Problem
Converting a string to code points involves a lot of transient string allocation. Given _codePoints as an empty Array(Of Integer):
For i As Integer = 0 To someString.Length - 1
_codePoints.Append(Asc(someString.CharacterAt(i)))
Next
We have String.FromCodePoints() but need to cover the other direction and have the VM return an Array(Of Integer) from a string.
Proposed Solution
Either or both of:
Shared ToCodePoints(s As String) As Array(Of Integer)
Public ToCodePoints() As Array(Of Integer) # operates on the current instance
Example Workflow
Rather than the above code:
_codePoints = someString.ToCodePoints()
Alternatives Considered
Status quo
Who Would This Help?
Moving between strings and code points ("chars") and back as performantly as possible will help anyone who needs to do that.
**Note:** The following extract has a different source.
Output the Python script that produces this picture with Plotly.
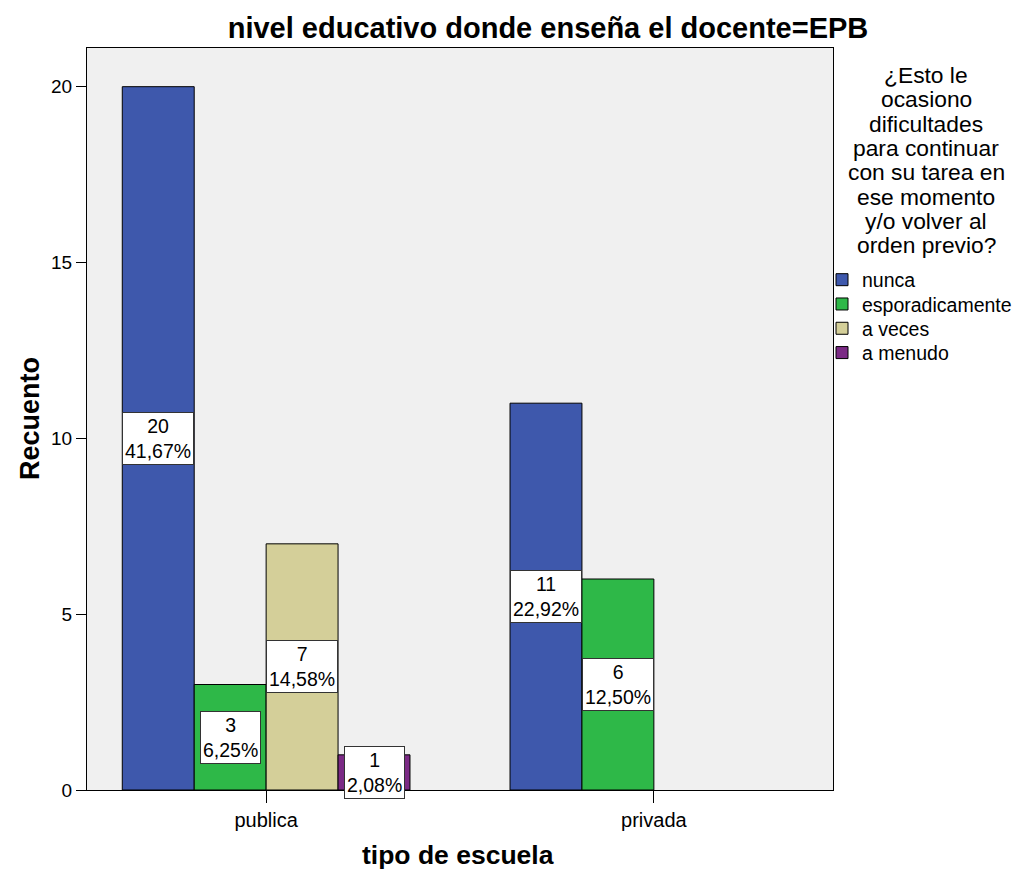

I have two use cases to begin with:
- A class called MutableString which puts a string in the code point domain and can fill the office of a StringBuilder but also do much more -- various string operations such as trimming, upper / lower / title casing, supports method chaining.
- A class called TextReader that can read text files either as lines or when needed as code points to accommodate fields with embedded line endings -- it will probably at times leverage MutableString as well.
Most of the string allocation overhead is moving between the string and code point / "char" domains and this proposal will minimize the last main source of that. It should be possible for the VM to just interate a string indexer and cast each char value to an Int64, so the only heap allocation would be the returned Array(Of Integer)
TBH when .NET interop is available I will likely just call the existing C# version of TextReader but it's just an interesting problem for me to see how close I can get using Objo in terms of performance and feature-wise and it gives me an excuse to learn Objo and give it a good shake down.